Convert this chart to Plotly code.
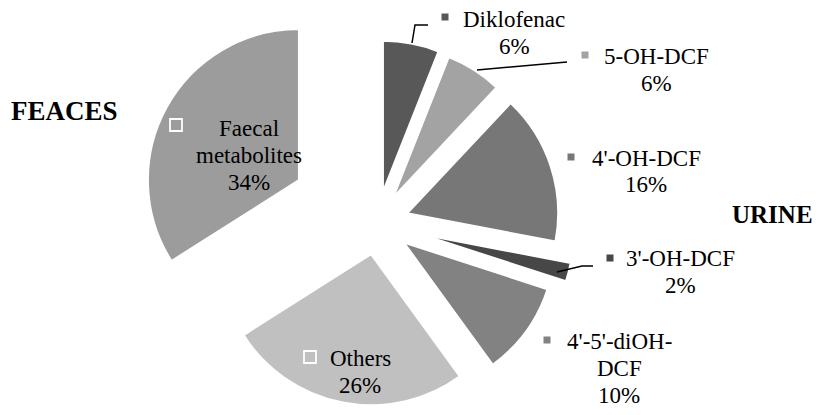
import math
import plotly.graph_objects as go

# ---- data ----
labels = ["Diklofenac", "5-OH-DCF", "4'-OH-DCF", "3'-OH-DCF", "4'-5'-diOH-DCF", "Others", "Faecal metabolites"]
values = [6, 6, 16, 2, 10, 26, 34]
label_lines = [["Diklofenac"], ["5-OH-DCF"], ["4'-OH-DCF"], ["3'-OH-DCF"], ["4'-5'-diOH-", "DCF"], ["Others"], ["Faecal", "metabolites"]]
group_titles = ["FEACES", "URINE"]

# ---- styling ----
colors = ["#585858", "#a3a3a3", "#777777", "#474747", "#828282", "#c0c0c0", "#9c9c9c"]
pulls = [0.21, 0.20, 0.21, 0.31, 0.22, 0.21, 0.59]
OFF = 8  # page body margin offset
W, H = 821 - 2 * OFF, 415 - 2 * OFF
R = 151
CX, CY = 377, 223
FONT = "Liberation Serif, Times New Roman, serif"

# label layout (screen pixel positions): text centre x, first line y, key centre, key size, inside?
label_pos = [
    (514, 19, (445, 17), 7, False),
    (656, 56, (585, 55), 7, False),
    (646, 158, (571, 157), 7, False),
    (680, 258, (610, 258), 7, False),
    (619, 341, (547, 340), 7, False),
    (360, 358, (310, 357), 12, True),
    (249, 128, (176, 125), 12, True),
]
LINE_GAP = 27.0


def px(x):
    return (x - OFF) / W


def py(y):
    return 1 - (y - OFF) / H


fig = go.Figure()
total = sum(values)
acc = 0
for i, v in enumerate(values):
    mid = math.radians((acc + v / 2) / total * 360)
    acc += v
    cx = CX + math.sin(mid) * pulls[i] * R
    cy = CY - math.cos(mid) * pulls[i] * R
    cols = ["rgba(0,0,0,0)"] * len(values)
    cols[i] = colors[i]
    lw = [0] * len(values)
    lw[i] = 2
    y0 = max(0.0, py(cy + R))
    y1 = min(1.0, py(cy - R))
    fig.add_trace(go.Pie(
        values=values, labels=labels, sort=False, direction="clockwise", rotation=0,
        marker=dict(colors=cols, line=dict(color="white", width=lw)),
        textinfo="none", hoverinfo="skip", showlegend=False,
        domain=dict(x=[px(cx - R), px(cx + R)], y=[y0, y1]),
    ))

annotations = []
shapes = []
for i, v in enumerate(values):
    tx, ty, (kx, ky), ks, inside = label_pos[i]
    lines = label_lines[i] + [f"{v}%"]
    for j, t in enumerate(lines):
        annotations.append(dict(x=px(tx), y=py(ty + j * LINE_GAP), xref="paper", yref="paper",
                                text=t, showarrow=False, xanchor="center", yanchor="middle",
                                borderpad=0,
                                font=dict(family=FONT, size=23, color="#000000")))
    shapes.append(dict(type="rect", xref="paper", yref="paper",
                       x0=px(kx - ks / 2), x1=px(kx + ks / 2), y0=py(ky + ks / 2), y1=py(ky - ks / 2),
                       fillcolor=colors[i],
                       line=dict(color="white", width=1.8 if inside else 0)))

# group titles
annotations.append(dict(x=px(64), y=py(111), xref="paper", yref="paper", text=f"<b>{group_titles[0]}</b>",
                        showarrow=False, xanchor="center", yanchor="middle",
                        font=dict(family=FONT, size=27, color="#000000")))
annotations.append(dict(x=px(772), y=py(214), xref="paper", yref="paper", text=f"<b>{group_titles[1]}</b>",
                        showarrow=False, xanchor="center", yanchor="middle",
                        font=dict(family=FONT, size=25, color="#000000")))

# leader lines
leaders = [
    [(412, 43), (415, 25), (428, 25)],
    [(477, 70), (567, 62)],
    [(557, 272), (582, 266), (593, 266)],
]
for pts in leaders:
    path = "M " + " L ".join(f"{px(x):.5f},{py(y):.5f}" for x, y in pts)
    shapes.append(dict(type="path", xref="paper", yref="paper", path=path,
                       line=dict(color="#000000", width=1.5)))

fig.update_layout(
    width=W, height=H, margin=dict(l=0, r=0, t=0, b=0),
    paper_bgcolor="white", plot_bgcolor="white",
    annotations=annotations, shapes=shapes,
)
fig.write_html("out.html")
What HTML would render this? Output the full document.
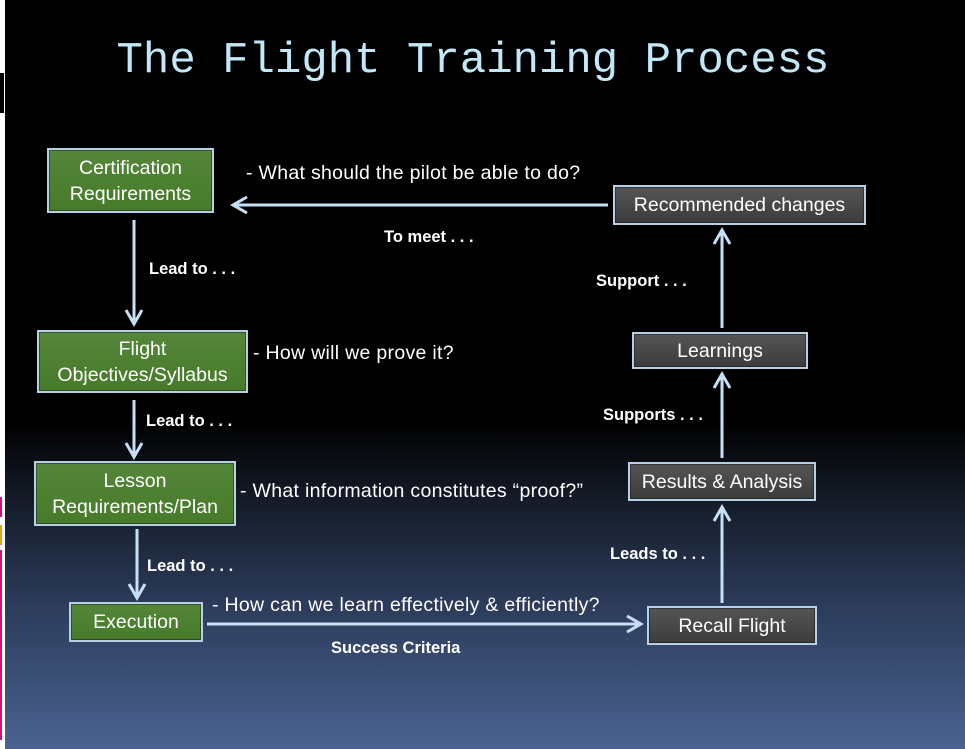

# Given problem:
Above are records to transcribe exactly; leave their pictures out.

# Solution for this exercise:
Convert this chart to Plotly code.
import math
import plotly.graph_objects as go

# ---- data ----
labels = ["Diklofenac", "5-OH-DCF", "4'-OH-DCF", "3'-OH-DCF", "4'-5'-diOH-DCF", "Others", "Faecal metabolites"]
values = [6, 6, 16, 2, 10, 26, 34]
label_lines = [["Diklofenac"], ["5-OH-DCF"], ["4'-OH-DCF"], ["3'-OH-DCF"], ["4'-5'-diOH-", "DCF"], ["Others"], ["Faecal", "metabolites"]]
group_titles = ["FEACES", "URINE"]

# ---- styling ----
colors = ["#585858", "#a3a3a3", "#777777", "#474747", "#828282", "#c0c0c0", "#9c9c9c"]
pulls = [0.21, 0.20, 0.21, 0.31, 0.22, 0.21, 0.59]
OFF = 8  # page body margin offset
W, H = 821 - 2 * OFF, 415 - 2 * OFF
R = 151
CX, CY = 377, 223
FONT = "Liberation Serif, Times New Roman, serif"

# label layout (screen pixel positions): text centre x, first line y, key centre, key size, inside?
label_pos = [
    (514, 19, (445, 17), 7, False),
    (656, 56, (585, 55), 7, False),
    (646, 158, (571, 157), 7, False),
    (680, 258, (610, 258), 7, False),
    (619, 341, (547, 340), 7, False),
    (360, 358, (310, 357), 12, True),
    (249, 128, (176, 125), 12, True),
]
LINE_GAP = 27.0


def px(x):
    return (x - OFF) / W


def py(y):
    return 1 - (y - OFF) / H


fig = go.Figure()
total = sum(values)
acc = 0
for i, v in enumerate(values):
    mid = math.radians((acc + v / 2) / total * 360)
    acc += v
    cx = CX + math.sin(mid) * pulls[i] * R
    cy = CY - math.cos(mid) * pulls[i] * R
    cols = ["rgba(0,0,0,0)"] * len(values)
    cols[i] = colors[i]
    lw = [0] * len(values)
    lw[i] = 2
    y0 = max(0.0, py(cy + R))
    y1 = min(1.0, py(cy - R))
    fig.add_trace(go.Pie(
        values=values, labels=labels, sort=False, direction="clockwise", rotation=0,
        marker=dict(colors=cols, line=dict(color="white", width=lw)),
        textinfo="none", hoverinfo="skip", showlegend=False,
        domain=dict(x=[px(cx - R), px(cx + R)], y=[y0, y1]),
    ))

annotations = []
shapes = []
for i, v in enumerate(values):
    tx, ty, (kx, ky), ks, inside = label_pos[i]
    lines = label_lines[i] + [f"{v}%"]
    for j, t in enumerate(lines):
        annotations.append(dict(x=px(tx), y=py(ty + j * LINE_GAP), xref="paper", yref="paper",
                                text=t, showarrow=False, xanchor="center", yanchor="middle",
                                borderpad=0,
                                font=dict(family=FONT, size=23, color="#000000")))
    shapes.append(dict(type="rect", xref="paper", yref="paper",
                       x0=px(kx - ks / 2), x1=px(kx + ks / 2), y0=py(ky + ks / 2), y1=py(ky - ks / 2),
                       fillcolor=colors[i],
                       line=dict(color="white", width=1.8 if inside else 0)))

# group titles
annotations.append(dict(x=px(64), y=py(111), xref="paper", yref="paper", text=f"<b>{group_titles[0]}</b>",
                        showarrow=False, xanchor="center", yanchor="middle",
                        font=dict(family=FONT, size=27, color="#000000")))
annotations.append(dict(x=px(772), y=py(214), xref="paper", yref="paper", text=f"<b>{group_titles[1]}</b>",
                        showarrow=False, xanchor="center", yanchor="middle",
                        font=dict(family=FONT, size=25, color="#000000")))

# leader lines
leaders = [
    [(412, 43), (415, 25), (428, 25)],
    [(477, 70), (567, 62)],
    [(557, 272), (582, 266), (593, 266)],
]
for pts in leaders:
    path = "M " + " L ".join(f"{px(x):.5f},{py(y):.5f}" for x, y in pts)
    shapes.append(dict(type="path", xref="paper", yref="paper", path=path,
                       line=dict(color="#000000", width=1.5)))

fig.update_layout(
    width=W, height=H, margin=dict(l=0, r=0, t=0, b=0),
    paper_bgcolor="white", plot_bgcolor="white",
    annotations=annotations, shapes=shapes,
)
fig.write_html("out.html")
What HTML would render this? Output the full document.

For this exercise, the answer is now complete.